DEOLI - Cradling her newborn daughter at her home in a remote valley in the Indian Himalayas, Dhanita Devi tells of her determination to fight for her family's survival. Devi's husband was killed, along with thousands of others, when flash floods and landslides tore through the mountains of northern Uttarakhand state in June.
Devi, 22, was left alone, with no income and few savings, to provide for her three children and elderly mother-in-law. But Devi says she will do "whatever it takes" to stop her family sliding into desperation. "I have never worked before.
That was my husband's job, but if he is not here to take care of us, then I need to be the man of the family," Devi, whose husband owned a roadside eatery, told AFP. Entire villages were destroyed when surging rivers and landslides triggered by early monsoon rains crashed through the popular pilgrimage region, killing some 6,000 people during a peak tourist season.
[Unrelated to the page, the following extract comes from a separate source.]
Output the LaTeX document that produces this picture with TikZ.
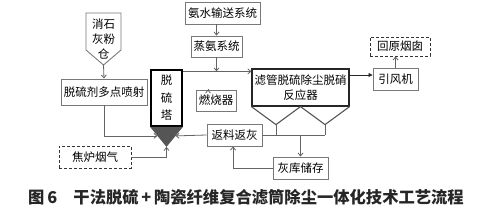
\documentclass[tikz,border=0pt]{standalone}
\usepackage{fontspec}
\setmainfont{Noto Sans CJK SC}
\usetikzlibrary{arrows.meta,positioning,calc}
\definecolor{wire}{RGB}{100,100,100}
\definecolor{edge}{RGB}{120,120,120}
\definecolor{hopper}{RGB}{85,85,85}

\begin{document}
\begin{tikzpicture}[
  x=1pt, y=-1pt,
  box/.style={draw=edge, line width=0.9pt, inner sep=0pt, align=center, font=\fontsize{11.5}{15}\selectfont},
  wh/.style 2 args={minimum width=#1pt, minimum height=#2pt},
  dbox/.style={box, draw=black!80, dashed, dash pattern=on 3pt off 2pt},
  wire/.style={draw=wire, line width=0.8pt},
  arr/.style={wire, -{Straight Barb[length=3pt,width=5pt]}},
]
  \useasboundingbox (0,0) rectangle (490,217);

  % lime silo
  \draw[box] (86,13) -- (121,13) -- (121,50) -- (103.5,65) -- (86,50) -- cycle;
  \node[align=center, font=\fontsize{11.5}{15}\selectfont] (silo) at (103.5,39) {消石\\灰粉\\仓};
  \coordinate (silotip) at (103.5,65);

  % boxes
  \node[box, wh={75}{22}] (ammonia) at (222.5,13) {氨水输送系统};
  \node[box, wh={51}{21}] (steam) at (216.5,46.5) {蒸氨系统};
  \node[box, wh={86}{26}] (jet) at (104,92) {脱硫剂多点喷射};
  \node[box, draw=black, line width=1.8pt, wh={31}{56}, font=\fontsize{11.5}{17.5}\selectfont] (tower) at (166.5,98) {脱\\硫\\塔};
  \node[box, wh={40}{21}] (burner) at (216,100.5) {燃烧器};
  \node[box, wh={55}{22}] (ret) at (234.5,135) {返料返灰};
  \node[dbox, wh={72}{22}] (gas) at (95,157) {焦炉烟气};
  \node[box, draw=black!85, line width=1.2pt, wh={97}{37}] (reactor) at (300.5,87.5) {滤管脱硫除尘脱硝\\反应器};
  \node[box, wh={45}{22}] (fan) at (395.5,79) {引风机};
  \node[dbox, wh={60}{19}] (stack) at (400,46.5) {回原烟囱};
  \node[box, wh={55}{22}] (ash) at (300.5,168) {灰库储存};

  % tower cone and reactor hoppers
  \coordinate (conetip) at ($(tower.south)+(0,20)$);
  \fill[hopper] (tower.south west) -- (tower.south east) -- (conetip) -- cycle;
  \coordinate (coneL) at ($(tower.south west)!0.45!(conetip)$);
  \coordinate (coneR) at ($(tower.south east)!0.45!(conetip)$);
  \coordinate (h1) at ($(reactor.south west)!0.5!(reactor.south)+(0,18)$);
  \coordinate (h2) at ($(reactor.south)!0.5!(reactor.south east)+(0,18)$);
  \draw[draw=hopper, line width=1.1pt] (reactor.south west) -- (h1) -- (reactor.south) -- (h2) -- (reactor.south east);

  % connectors
  \draw[arr] (silotip) -- (jet.north);
  \draw[arr] (jet.south) |- (coneL);
  \draw[arr] (gas.east) -| (conetip);
  \draw[arr] (ret.west) -- (coneR);
  \coordinate (mainin) at ($(reactor.north west)+(0,3)$);
  \draw[arr] (tower.east |- mainin) -- (mainin);
  \draw[arr] (ammonia.south -| steam.north) -- (steam.north);
  \draw[arr] (steam.south) -- (steam.south |- mainin);
  \draw[arr] ($(burner.north)+(-8,0)$) -- ($(burner.north)+(-8,0)$ |- mainin);
  \draw[wire] (h1) -- (h1 |- ret.east);
  \draw[wire] (h2) -- (h2 |- ret.east);
  \draw[wire] (ret.east) -- (ret.east -| h2);
  \draw[arr] (ret.east -| reactor.south) -- (ash.north);
  \draw[arr] (ash.west) -| ($(ret.south)+(-1.5,0)$);
  \coordinate (fanin) at ($(fan.west)+(0,-4)$);
  \draw[draw=black!85, line width=0.8pt, -{Triangle[length=4pt,width=4pt]}] (reactor.east |- fanin) -- (fanin);
  \draw[arr] (fan.north) -- (fan.north |- stack.south);

  % caption
  \node[font=\fontsize{16.3}{18}\selectfont\bfseries, text=black!85] (caption) at (246,197) {图\,6\quad 干法脱硫\,+\,陶瓷纤维复合滤筒除尘一体化技术工艺流程};
\end{tikzpicture}
\end{document}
Although focus centred at the time on the thousands of Hindu pilgrims caught in the disaster, many locals who worked in the temple tourism trade were also swept away or crushed under buildings and rocks.
Devi is among 34 women from one hamlet alone whose husbands and sons never returned from Kedarnath, the nearby temple town where they worked and the epicentre of the disaster. These women lost not only their loved ones but their sole source of income, while her home, a cluster of hamlets officially known as Deoli-Bhanigram, was sadly dubbed the "Village of Widows".
Devi's determination to push ahead has been helped by a local charity, which in December started teaching women sewing, candle-making, basic computer and other skills as well as literacy lessons to help them find a livelihood. "I will learn to sew, learn whatever it takes to run my house.
My children's future is in my hands now," Devi said. Charity founder Bindeshwar Pathak said he was moved to act after reading of the village's plight. Pathak's Sulabh International, which has a history of helping Indian widows, "adopted" the village in August, providing a 2,000 rupee ($32) monthly allowance for women and $16 for children.
Although the money was welcomed, it was a far cry from the between $650 and $2,400 monthly wages that their husbands earned running roadside eateries or as guides to the remote temples in and around Kedarnath.